26. Where marine fuels are required on a spot basis6 along the shipping vessel’s particular trading route, the international vessels will contact Caltex (as well as Shell, BP, etc) via local marketers or agents, notifying them of their fuel requirements. The agents will obtain quotes from all suppliers of marine fuel (including Shell, BP and Caltex) and those who can provide the most cost competitive supply of fuel will provide fuel to these vessels on a spot basis, once the particular vessel docks at the appropriate local port along its route.7
27. Accordingly, FAMM supplies marine products on a worldwide basis through pre-arranged, long-term contracts. In South Africa, it might transact through Caltex who will arrange for supply to FAMM’s customers locally. However, vessels may prefer to dock at specific ports and obtain their marine product supplies on a spot basis from local suppliers such as Caltex, Shell or BP via local agents or marketers.
28. In respect of marine products, even though Caltex does supply foreign vessels to a limited extent, it does not compete on the same scale as FAMM, which supplies marine products directly to foreign vessels on a worldwide basis. The Tribunal is therefore of the view that there are no major competition effects in this market and the merger will not alter the status quo.
29. Insofar as marine product contracts are awarded on a worldwide basis, the geographical market is global. Where foreign vessels transact with local agents directly, by purchasing fuel on a spot basis, customers still have the ability to source from a global pool of supply should any individual port not meet their requirements or should that supplier’s fuel be too expensive.
Barriers to Entry
30. The parties advise that in relation to the sale of residual fuels, any new entrant would require capital to purchase marine fuels from the refineries to be able to sell to their customers. Even with additional storage and transportation costs, this would not present significant impediments provided custom can be secured. No tariffs or regulations apply. Similarly in respect of the sale of marine lubricants, the parties report that the finished blended product could be easily imported by a new entrant with minimal duties applicable, alternatively market entry would involve purchasing base oils and additives and blending them together. Barriers to entry are accordingly low.
Countervailing Power
31. There is a significant degree of countervailing power present in the marine products market. The shipping vessels are able to use their vast international networks to optimally source marine lubricants and fuels along their trading routes all over the world.
Nature and Extent of Vertical Integration
32. By virtue of the fact that Caltex and Chevron Oronite are controlled by the shareholders of the merging companies and make product available by supplying to their customers within South Africa, there is a potential for vertical integration issues to arise. In the additives market, the fact that Chevron Oronite competes with many other multinational additives companies, has already been dealt with.

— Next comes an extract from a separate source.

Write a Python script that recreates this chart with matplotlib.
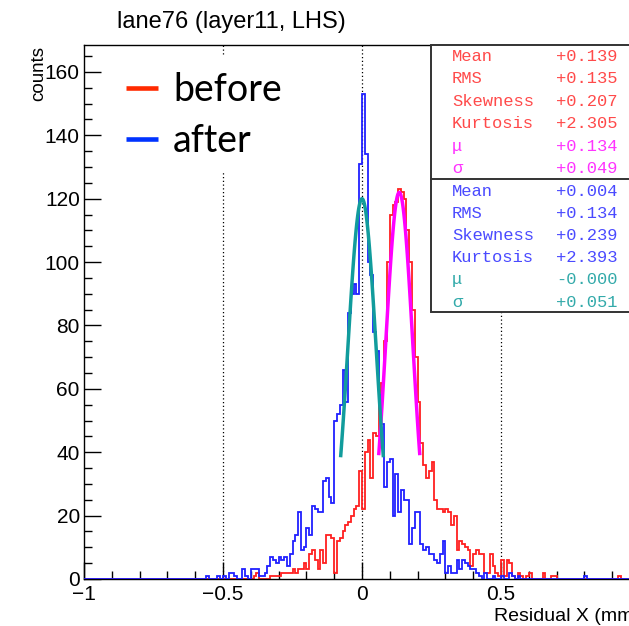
import numpy as np
import matplotlib
matplotlib.use("Agg")
import matplotlib.pyplot as plt
from matplotlib.patches import Rectangle

plt.rcParams["font.family"] = ["Liberation Sans", "DejaVu Sans"]

# histogram: 200 bins of 0.01 from -1 to 1
N_BINS = 200
X_MIN, X_MAX = -1.0, 1.0

# "before" (red) counts, first bin starts at -0.39
red_start = -0.39
red_counts = [
    1, 2, 0, 0, 0, 0, 1, 1, 1, 1,            # -0.39 .. -0.30
    2, 2, 2, 2, 3, 2, 3, 3, 5, 3,            # -0.29 .. -0.20
    8, 9, 6, 3, 9, 5, 14, 14, 13, 2,         # -0.19 .. -0.10
    12, 13, 15, 17, 18, 20, 22, 23, 34, 22,  # -0.09 .. 0.00
    40, 44, 32, 46, 45, 56, 62, 75, 100, 115,  # 0.01 .. 0.10
    118, 119, 123, 122, 120, 110, 100, 85, 70, 56,  # 0.11 .. 0.20
    43, 36, 32, 34, 37, 25, 22, 22, 21, 22,  # 0.21 .. 0.30
    21, 17, 20, 9, 12, 11, 10, 9, 4, 8,      # 0.31 .. 0.40
    9, 8, 8, 2, 2, 8, 4, 2, 1, 6,            # 0.41 .. 0.50
    1, 6, 5, 1, 0, 2, 1, 0, 1, 2,            # 0.51 .. 0.60
    0, 0, 0, 0, 2, 0, 0, 1, 1, 0,            # 0.61 .. 0.70
    0, 0, 0, 0, 0, 0, 0, 0, 0, 0,            # 0.71 .. 0.80
    0, 0, 0, 0, 0, 0, 0, 0, 0, 0,            # 0.81 .. 0.90
    0, 1,                                    # 0.91 .. 0.92
]

# "after" (blue) counts, first bin starts at -0.56
blue_start = -0.56
blue_counts = [
    1, 0, 0, 0, 1, 0, 1, 0, 2, 2,            # -0.56 .. -0.47
    1, 0, 0, 3, 1, 0, 3, 3, 3, 1,            # -0.46 .. -0.37
    1, 2, 4, 7, 6, 5, 7, 6, 7, 4,            # -0.36 .. -0.27
    8, 12, 14, 21, 9, 10, 16, 14, 23, 22,    # -0.26 .. -0.17
    21, 21, 31, 32, 26, 24, 50, 52, 55, 66,  # -0.16 .. -0.07
    56, 84, 90, 93, 90, 131, 153, 134, 100, 96,  # -0.06 .. 0.03
    78, 72, 58, 49, 29, 37, 38, 20, 33, 21,  # 0.04 .. 0.13
    28, 25, 25, 11, 16, 21, 21, 11, 9, 10,   # 0.14 .. 0.23
    8, 8, 6, 5, 8, 12, 2, 4, 2, 2,           # 0.24 .. 0.33
    6, 3, 6, 5, 4, 3, 3, 2, 1, 0,            # 0.34 .. 0.43
    2, 0, 0, 1, 0, 0, 1, 0, 0, 2,            # 0.44 .. 0.53
    1, 0, 1, 0, 0, 0, 0, 0, 0, 0,            # 0.54 .. 0.63
    0, 0, 0, 0, 0, 0, 0, 0, 0, 0,            # 0.64 .. 0.73
    0, 0, 0, 0, 0, 0, 1,                     # 0.74 .. 0.80
]

# gaussian fits (mu, sigma, amplitude)
red_fit = (0.134, 0.049, 122.0)
blue_fit = (0.0, 0.051, 120.0)

stat_labels = ["Mean", "RMS", "Skewness", "Kurtosis", "\u03bc", "\u03c3"]
red_stats = ["+0.139", "+0.135", "+0.207", "+2.305", "+0.134", "+0.049"]
blue_stats = ["+0.004", "+0.134", "+0.239", "+2.393", "-0.000", "+0.051"]


def fill_bins(start, counts):
    vals = np.zeros(N_BINS)
    i0 = int(round((start - X_MIN) / 0.01))
    vals[i0:i0 + len(counts)] = counts
    return vals


edges = np.linspace(X_MIN, X_MAX, N_BINS + 1)
red_vals = fill_bins(red_start, red_counts)
blue_vals = fill_bins(blue_start, blue_counts)

W, H = 629, 626
fig = plt.figure(figsize=(W / 100, H / 100), dpi=100)
ax = fig.add_axes([84 / W, (H - 579) / H, 556 / W, 534 / H])
ax.set_xlim(X_MIN, X_MAX)
ax.set_ylim(0, 168.5)

# dotted grid on x
for gx in [-0.5, 0.0, 0.5]:
    ax.axvline(gx, color="black", lw=0.9, ls=(0, (1, 2)), zorder=0)

ax.stairs(red_vals, edges, color="#ff2020", lw=1.3, zorder=2)
ax.stairs(blue_vals, edges, color="#2020ff", lw=1.3, zorder=3)

for (mu, sig, amp), col in [(red_fit, "#ff00ff"), (blue_fit, "#119c9c")]:
    xs = np.linspace(mu - 1.5 * sig, mu + 1.5 * sig, 120)
    ax.plot(xs, amp * np.exp(-0.5 * ((xs - mu) / sig) ** 2), color=col,
            lw=2.5, zorder=4)

# ticks, ROOT style (label at x=1 falls outside the canvas)
ax.set_xticks([-1, -0.5, 0, 0.5, 1])
ax.set_xticklabels(["\u22121", "\u22120.5", "0", "0.5", ""])
ax.set_xticks(np.arange(-1, 1.001, 0.1), minor=True)
ax.set_yticks(np.arange(0, 161, 20))
ax.set_yticks(np.arange(0, 168, 5), minor=True)
ax.tick_params(which="both", direction="in", top=False, right=False,
               labelsize=15, width=1)
ax.tick_params(which="major", length=12)
ax.tick_params(which="minor", length=6)
ax.tick_params(axis="y", pad=3)
ax.tick_params(axis="x", pad=4)
for s in ax.spines.values():
    s.set_linewidth(1.0)

# white legend patch with lines
ax.add_patch(Rectangle((0.047, 0.76), 0.36, 0.218, transform=ax.transAxes,
                       facecolor="white", edgecolor="none", zorder=1))
ax.plot([0.0755, 0.133], [0.919, 0.919], transform=ax.transAxes,
        color="#ff2a00", lw=3.3, solid_capstyle="butt", zorder=5)
ax.plot([0.0755, 0.133], [0.824, 0.824], transform=ax.transAxes,
        color="#0033ff", lw=3.3, solid_capstyle="butt", zorder=5)
ax.text(0.160, 0.895, "before", transform=ax.transAxes, fontsize=27,
        family=["Lato", "DejaVu Sans"], va="baseline", zorder=5)
ax.text(0.160, 0.800, "after", transform=ax.transAxes, fontsize=27,
        family=["Lato", "DejaVu Sans"], va="baseline", zorder=5)

# stats box
ax.add_patch(Rectangle((0.624, 0.5), 0.6, 0.5, transform=ax.transAxes,
                       facecolor="white", edgecolor="#333333", lw=1.4,
                       zorder=6, clip_on=False))
ax.plot([0.624, 1.2], [0.75, 0.75], transform=ax.transAxes, color="#333333",
        lw=1.4, zorder=7, clip_on=False)
mono = ["Liberation Mono", "DejaVu Sans Mono"]
for k in range(6):
    y_top = (579 - (45 + 22.5 * (k + 0.5))) / 534
    y_bot = (579 - (180 + 22.2 * (k + 0.5))) / 534
    c_top = "#ff4a4a" if k < 4 else "#ff33ff"
    c_bot = "#4a4aff" if k < 4 else "#33aaaa"
    ax.text(0.662, y_top, stat_labels[k], transform=ax.transAxes, color=c_top,
            fontsize=12.3, family=mono, va="center", zorder=8)
    ax.text(0.960, y_top, red_stats[k], transform=ax.transAxes, color=c_top,
            fontsize=12.3, family=mono, va="center", ha="right", zorder=8)
    ax.text(0.662, y_bot, stat_labels[k], transform=ax.transAxes, color=c_bot,
            fontsize=12.3, family=mono, va="center", zorder=8)
    ax.text(0.960, y_bot, blue_stats[k], transform=ax.transAxes, color=c_bot,
            fontsize=12.3, family=mono, va="center", ha="right", zorder=8)

# titles
fig.text(231 / W, (H - 22) / H, "lane76 (layer11, LHS)", fontsize=17,
         ha="center", va="center")
fig.text(39 / W, (H - 46) / H, "counts", fontsize=13.5, rotation=90,
         ha="center", va="top")
ax.text(1.0, -0.071, "Residual X (mm)", transform=ax.transAxes, fontsize=14,
        ha="right", va="center")

fig.savefig("out.png", dpi=100)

33. In the marine products market, two local customers of Caltex raised the concern that since Caltex supplies residual fuel mainly at its Cape Town port from its Cape Town refinery, Caltex could raise prices or decide to supply FAMM only and not the local marketers, effectively cutting off supply at the CT port.
34. The parties allayed these concerns by stating that local marketers could in the event of any vertical foreclosure effects or other attempts by the merging parties to exploit their market power, just as easily source product from any of the other oil companies present in SA such as Shell, BP, or Engen. The parties state that marketers are not precluded in the above case from sourcing fuel from these other oil companies, who could merely ship fuel from their refineries to the Cape Town harbour, alternatively obtain product from the Caltex refinery by means of an exchange of product. (agreement whereby Caltex agrees with say, Shell, that Shell will supply product at Caltex’s refinery without physical delivery having to take place).
35. In any event, these and other vertical threats such as price collusion are present to the same extent as ever before. Caltex has been jointly controlled by Chevron and Texaco for some time and the merger does not change the status quo or conditions of competition in the market. There is furthermore a sufficient degree of competition in all the product markets already to offset any vertical integration concerns. There are therefore unlikely to be any new vertical considerations arising as a result of this merger.
Conclusion
Neither Texaco nor Chevron directly conduct any activities in South Africa. Those activities conducted by subsidiaries of the merging parties in each of the four markets described above within South Africa do not raise competitive concerns for the reasons expressed. The joint control exercised by the merging parties over Caltex will not be altered by the acquisition of the target firm, instead the status quo will remain unaltered. Low barriers to entry into the marine products market and a large degree of countervailing power by shipping vessels would in any event check any abuse of market power by the merged entity through Caltex. The Tribunal therefore endorses the Commission’s view that this merger will not result in the substantial lessening or prevention of competition in any market.
_____________ 24 April 2001
D.H.Lewis Date
Concurring: N. Manoim, P. Maponya
1 Additives are chemical substances added to petroleum products to impart or improve certain properties. Bulk additives are a feedstock in the manufacturing process of lubricating oil.
2 The finished product is used as a lubricant in diesel and petrol engines.
3 The parties also state that Chevron’s control of Chevron Oronite does not mean that Chevron or its subsidiaries will purchase exclusively from Chevron Oronite, necessarily, but may do so from a competitor, if their prices happen to be cheaper.
4 This was confirmed by a major local airline. Local oil companies do not sell jet fuel directly to foreign airlines but would make jet fuel available via their international office contacting their local subsidiaries in SA and advising them of fuel requirements.
5 Industrial fuel is a land sale fuel used for industrial purposes. It falls out of the analysis since neither party is active in this market within South Africa. Lubricants are primarily used to lubricate marine diesel engines as well as for some on-shore applications.
6 A once-off purchase of product for immediate delivery.
7 Customer concerns in this regard are dealt with under vertical integration.